The New View from the IOM

Several newsletters back I referred to the Institute of Medicine’s 1988 report "The Future of Public Health." Whether one agreed with its findings and recommendations or not, it was an influential book in outlining the mission of public health and its core functions, though perhaps with greater consequences in public health practice settings than in academia. Now IOM has issued two follow-up volumes: The first, "The Future of the Public's Health in the 21st Century" (FOPH21C), is the successor to the 1988 report. Of particular interest to epidemiologists is the strong emphasis on what the report calls “multiple determinants of health” and “the ecological model.” The second report, "Who Will Keep the Public Healthy? Educating Public Health Professionals for the 21st Century" (WWKPH), takes the first book’s perspective as the basis for discussing the needs of the new public health workforce and for making recommendations about new competencies and approaches for public health education. These recommendations have important implications for all of us, whether in public health agencies, educational institutions, or other settings. The emphasis on a population health perspective in FOPH21C is closely tied to repeated calls for a stronger governmental public health infrastructure as “backbone” for broader linkages and partnerships across agencies and sectors concerned with the public’s health. Similarly, WWKPH emphasizes the importance of partnerships between schools of public health and other disciplines within the academy, as well as with external partners.

In addition, WWKPH recommends adding eight additional competencies for public health professionals: informatics, genomics, communication, cultural competence, community-based participatory research, global health, policy and law, and public health ethics.
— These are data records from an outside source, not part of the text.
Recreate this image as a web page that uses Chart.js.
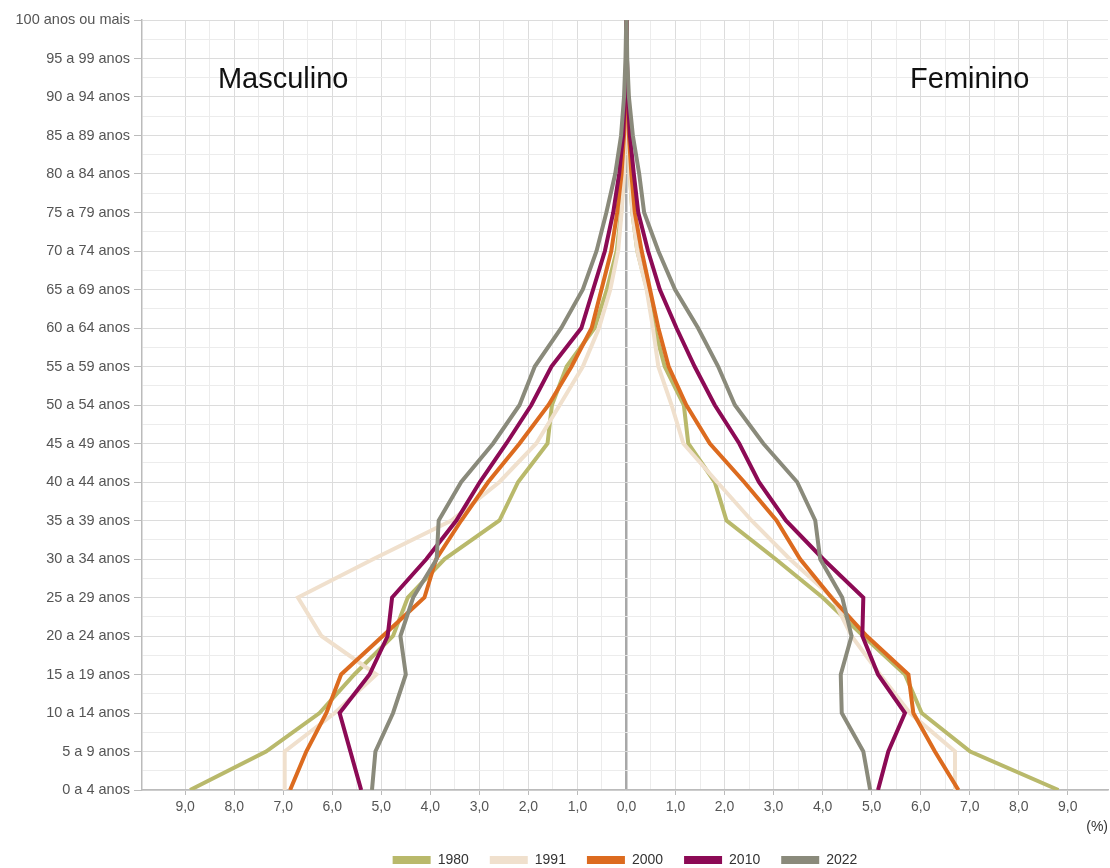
<!DOCTYPE html>
<html>
<head>
<meta charset="utf-8">
<script src="https://cdn.jsdelivr.net/npm/chart.js@4.4.1/dist/chart.umd.min.js"></script>
<style>
  html, body { margin: 0; padding: 0; background: #fff; }
  #wrap { width: 1110px; height: 868px; }
</style>
</head>
<body>
<div id="wrap"><canvas id="pyramidChart"></canvas></div>
<script>
// faixas etárias (eixo vertical)
const faixas = ['0 a 4 anos', '5 a 9 anos', '10 a 14 anos', '15 a 19 anos', '20 a 24 anos',
    '25 a 29 anos', '30 a 34 anos', '35 a 39 anos', '40 a 44 anos', '45 a 49 anos',
    '50 a 54 anos', '55 a 59 anos', '60 a 64 anos', '65 a 69 anos', '70 a 74 anos',
    '75 a 79 anos', '80 a 84 anos', '85 a 89 anos', '90 a 94 anos', '95 a 99 anos',
    '100 anos ou mais'];

const anos = ['1980', '1991', '2000', '2010', '2022'];
const cores = ['#b9b96b', '#f0e0cd', '#dc6b1f', '#8c0a55', '#8a8a7b'];

// percentual da população, por faixa (homens)
const homens1980 = [8.90, 7.35, 6.26, 5.55, 4.76, 4.46, 3.71, 2.59, 2.21, 1.61, 1.52, 1.22, 0.65, 0.40, 0.20, 0.11, 0.06, 0.03, 0.012, 0.005, 0.002];
const homens1991 = [6.97, 6.97, 5.95, 5.10, 6.22, 6.70, 5.16, 3.57, 2.59, 1.84, 1.36, 0.89, 0.56, 0.33, 0.17, 0.10, 0.05, 0.03, 0.012, 0.005, 0.002];
const homens2000 = [6.86, 6.53, 6.12, 5.82, 4.97, 4.12, 3.88, 3.37, 2.82, 2.18, 1.59, 1.12, 0.71, 0.51, 0.31, 0.19, 0.10, 0.05, 0.02, 0.008, 0.003];
const homens2010 = [5.41, 5.63, 5.85, 5.24, 4.87, 4.78, 4.08, 3.47, 2.99, 2.45, 1.94, 1.53, 0.92, 0.68, 0.44, 0.27, 0.15, 0.07, 0.03, 0.01, 0.003];
const homens2022 = [5.19, 5.12, 4.76, 4.50, 4.61, 4.35, 3.87, 3.83, 3.37, 2.72, 2.18, 1.87, 1.33, 0.89, 0.61, 0.41, 0.23, 0.11, 0.05, 0.02, 0.005];

// percentual da população, por faixa (mulheres)
const mulheres1980 = [8.81, 7.01, 6.02, 5.68, 4.83, 4.00, 3.04, 2.04, 1.80, 1.26, 1.17, 0.78, 0.57, 0.42, 0.22, 0.12, 0.07, 0.035, 0.015, 0.006, 0.003];
const mulheres1991 = [6.70, 6.70, 5.78, 5.17, 4.59, 4.20, 3.33, 2.55, 1.85, 1.16, 0.92, 0.65, 0.54, 0.41, 0.22, 0.12, 0.07, 0.035, 0.015, 0.006, 0.003];
const mulheres2000 = [6.77, 6.29, 5.85, 5.75, 4.90, 4.18, 3.54, 3.06, 2.40, 1.70, 1.22, 0.86, 0.65, 0.48, 0.31, 0.17, 0.10, 0.05, 0.02, 0.008, 0.003];
const mulheres2010 = [5.13, 5.34, 5.68, 5.13, 4.81, 4.83, 4.01, 3.25, 2.70, 2.30, 1.80, 1.39, 1.02, 0.68, 0.44, 0.24, 0.15, 0.07, 0.03, 0.01, 0.004];
const mulheres2022 = [4.97, 4.83, 4.39, 4.37, 4.59, 4.40, 3.95, 3.85, 3.48, 2.79, 2.21, 1.87, 1.46, 0.99, 0.65, 0.36, 0.26, 0.13, 0.05, 0.015, 0.005];

const homens = [homens1980, homens1991, homens2000, homens2010, homens2022];
const mulheres = [mulheres1980, mulheres1991, mulheres2000, mulheres2010, mulheres2022];

Chart.defaults.font.family = '"Liberation Sans", Arial, sans-serif';

const ehInteiro = v => Math.abs(v - Math.round(v)) < 1e-6;

// monta os datasets: lado masculino negativo, feminino positivo
const datasets = [];
anos.forEach((ano, i) => {
    const base = {
        label: ano,
        borderColor: cores[i],
        backgroundColor: cores[i],
        borderWidth: 4,
        pointRadius: 0,
        showLine: true,
        tension: 0,
        order: anos.length - i
    };
    datasets.push({ ...base, data: homens[i].map((v, k) => ({ x: -v, y: k })) });
    datasets.push({ ...base, data: mulheres[i].map((v, k) => ({ x: v, y: k })) });
});

// textos "Masculino" / "Feminino"
const rotulosSexo = {
    id: 'rotulosSexo',
    afterDatasetsDraw(chart) {
        const { ctx, scales: { x, y } } = chart;
        ctx.save();
        ctx.font = '29px "Liberation Sans", Arial, sans-serif';
        ctx.fillStyle = '#111';
        ctx.textAlign = 'center';
        ctx.textBaseline = 'middle';
        ctx.fillText('Masculino', x.getPixelForValue(-7), y.getPixelForValue(18.45));
        ctx.fillText('Feminino', x.getPixelForValue(7), y.getPixelForValue(18.45));
        ctx.restore();
    }
};

new Chart(document.getElementById('pyramidChart'), {
    type: 'scatter',
    data: { datasets },
    plugins: [rotulosSexo],
    options: {
        responsive: true,
        maintainAspectRatio: false,
        animation: false,
        layout: { padding: { top: 20, right: 2, bottom: -9, left: 0 } },
        plugins: {
            tooltip: { enabled: false },
            legend: {
                position: 'bottom',
                fullSize: false,
                labels: {
                    boxWidth: 38,
                    boxHeight: 8,
                    padding: 21,
                    color: '#333',
                    font: { size: 14 },
                    generateLabels: chart => Chart.defaults.plugins.legend.labels.generateLabels(chart)
                        .filter(l => l.datasetIndex % 2 === 0)
                        .sort((a, b) => a.datasetIndex - b.datasetIndex)
                        .map(l => ({ ...l, lineWidth: 0 }))
                },
                onClick: () => {}
            }
        },
        scales: {
            x: {
                type: 'linear',
                min: -9.88,
                max: 9.82,
                afterFit: s => { s.height = 42; },
                afterBuildTicks: axis => { axis.ticks = axis.ticks.filter(t => ehInteiro(t.value * 2)); },
                ticks: {
                    stepSize: 0.5,
                    autoSkip: false,
                    maxRotation: 0,
                    padding: 4,
                    color: '#555',
                    font: { size: 14 },
                    callback: v => ehInteiro(v) ? Math.abs(v).toFixed(1).replace('.', ',') : ''
                },
                grid: {
                    color: c => c.tick.value === 0 ? '#a8a8a8' : (ehInteiro(c.tick.value) ? '#dcdcdc' : '#ececec'),
                    lineWidth: c => c.tick.value === 0 ? 2.5 : 1,
                    tickColor: c => ehInteiro(c.tick.value) && c.tick.value !== 0 ? '#bbb' : 'rgba(0,0,0,0)',
                    tickLength: 5
                },
                border: { color: '#bbb', width: 1.5 },
                title: {
                    display: true,
                    text: '(%)',
                    align: 'end',
                    color: '#333',
                    font: { size: 14 },
                    padding: { top: 2, bottom: -4 }
                }
            },
            y: {
                type: 'linear',
                min: 0,
                max: 20,
                afterFit: s => { s.width = 142; },
                afterBuildTicks: axis => { axis.ticks = axis.ticks.filter(t => ehInteiro(t.value * 2)); },
                ticks: {
                    stepSize: 0.5,
                    autoSkip: false,
                    padding: 4,
                    color: '#555',
                    font: { size: 14.5 },
                    callback: v => ehInteiro(v) ? faixas[Math.round(v)] : ''
                },
                grid: {
                    color: c => ehInteiro(c.tick.value) ? '#dcdcdc' : '#ececec',
                    tickColor: c => ehInteiro(c.tick.value) ? '#bbb' : 'rgba(0,0,0,0)',
                    tickLength: 8
                },
                border: { color: '#bbb', width: 1.5 }
            }
        }
    }
});
</script>
</body>
</html>
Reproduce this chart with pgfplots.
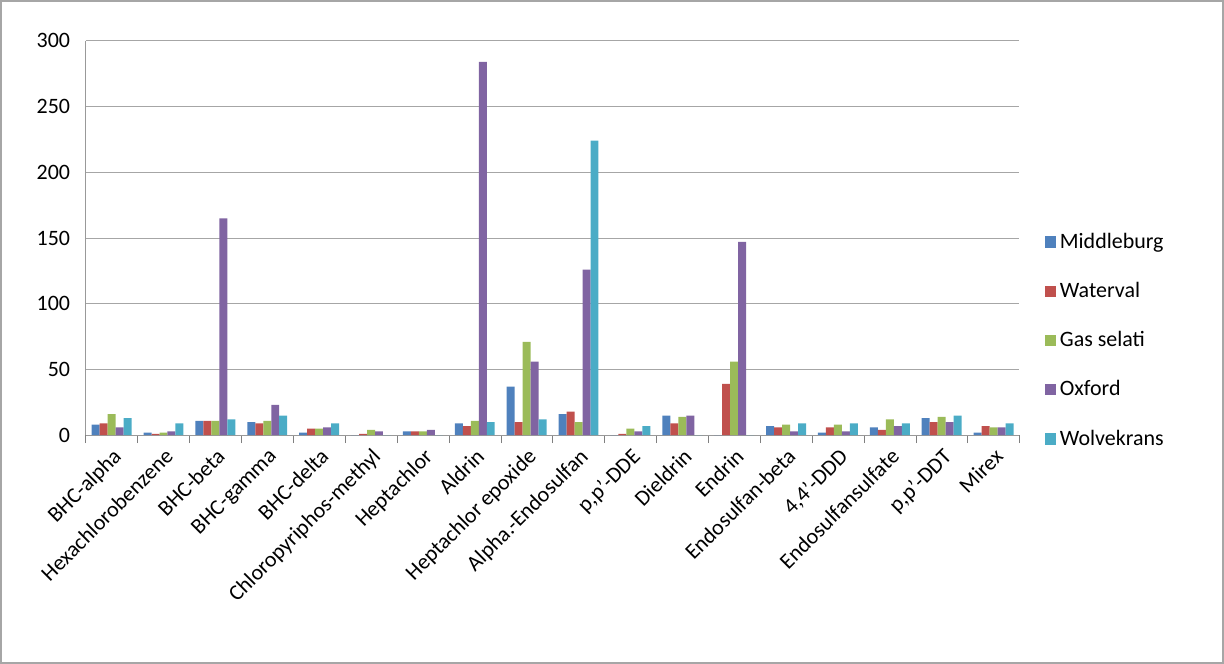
\documentclass[border=0pt]{standalone}
\usepackage{pgfplots}
\pgfplotsset{compat=1.18}
\usepackage{fontspec}
\setmainfont{Carlito}
\definecolor{c1}{HTML}{4F81BD}
\definecolor{c2}{HTML}{C0504D}
\definecolor{c3}{HTML}{9BBB59}
\definecolor{c4}{HTML}{8064A2}
\definecolor{c5}{HTML}{4BACC6}
\begin{document}
\begin{tikzpicture}
\draw[gray!70, line width=0.8pt] (0,0) rectangle (612pt,331.5pt);
\begin{axis}[
  at={(42.5pt,114pt)}, anchor=south west,
  scale only axis, width=467.5pt, height=197.5pt,
  ybar=0pt, bar width=4pt,
  ymin=0, ymax=300, ytick={0,50,...,300},
  xmin=-0.5, xmax=17.5,
  xtick=data,
  xticklabels={BHC-alpha,Hexachlorobenzene,BHC-beta,BHC-gamma,BHC-delta,Chloropyriphos-methyl,Heptachlor,Aldrin,Heptachlor epoxide,Alpha.-Endosulfan,{p,p'-DDE},Dieldrin,Endrin,Endosulfan-beta,{4,4'-DDD},Endosulfansulfate,{p,p'-DDT},Mirex},
  x tick label style={rotate=45, anchor=north east, font=\fontsize{11}{12}\selectfont, inner sep=1pt},
  y tick label style={font=\fontsize{11}{12}\selectfont},
  /pgf/number format/assume math mode=true,
  minor xtick={-0.5,0.5,...,17.5},
  major x tick style={draw=none},
  minor tick length=4pt, tick align=outside,
  xtick pos=bottom, ytick pos=left,
  ymajorgrids, grid style={gray!70},
  axis x line*=bottom, axis y line*=left,
  axis line style={gray!80},
  major y tick style={draw=none},
  every axis plot/.append style={draw=none},
  legend style={at={(1.02,0.24)}, anchor=west, draw=none, font=\fontsize{11}{12}\selectfont, row sep=11.5pt},
  legend cell align=left,
  legend image code/.code={\fill[#1] (0cm,-0.1cm) rectangle (0.2cm,0.1cm);},
]
\addplot[fill=c1] coordinates {(0,8)(1,2)(2,11)(3,10)(4,2)(5,0)(6,3)(7,9)(8,37)(9,16)(10,0)(11,15)(12,0)(13,7)(14,2)(15,6)(16,13)(17,2)};
\addplot[fill=c2] coordinates {(0,9)(1,1)(2,11)(3,9)(4,5)(5,1)(6,3)(7,7)(8,10)(9,18)(10,1)(11,9)(12,39)(13,6)(14,6)(15,4)(16,10)(17,7)};
\addplot[fill=c3] coordinates {(0,16)(1,2)(2,11)(3,11)(4,5)(5,4)(6,3)(7,11)(8,71)(9,10)(10,5)(11,14)(12,56)(13,8)(14,8)(15,12)(16,14)(17,6)};
\addplot[fill=c4] coordinates {(0,6)(1,3)(2,165)(3,23)(4,6)(5,3)(6,4)(7,284)(8,56)(9,126)(10,3)(11,15)(12,147)(13,3)(14,3)(15,7)(16,10)(17,6)};
\addplot[fill=c5] coordinates {(0,13)(1,9)(2,12)(3,15)(4,9)(5,0)(6,0)(7,10)(8,12)(9,224)(10,7)(11,0)(12,0)(13,9)(14,9)(15,9)(16,15)(17,9)};
\legend{Middleburg,Waterval,Gas selati,Oxford,Wolvekrans}
\end{axis}
\end{tikzpicture}
\end{document}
Finding space in already packed curricula, not to mention people with expertise to teach in these areas, will be a challenge and will require creative solutions that will, no doubt, depend on the very sorts of partnerships the recommendations call for.

At the University of South Carolina Arnold SPH we are instituting a one-day seminar for all incoming public health students to introduce them to some of the concepts in these reports. We hope to demonstrate the importance of integrating multiple disciplines to address public health problems. A central part of the seminar is presentation of a specific public health problem that representatives of all departments will address in smaller group sessions. We want to engage the students in conversations about how their own field of study relates to the other disciplines of the school in trying to address an important public health challenge. Perhaps we can devote some time at next year’s APHA Annual Meeting to discussions of the implications of these reports for our section and for epidemiology as a discipline.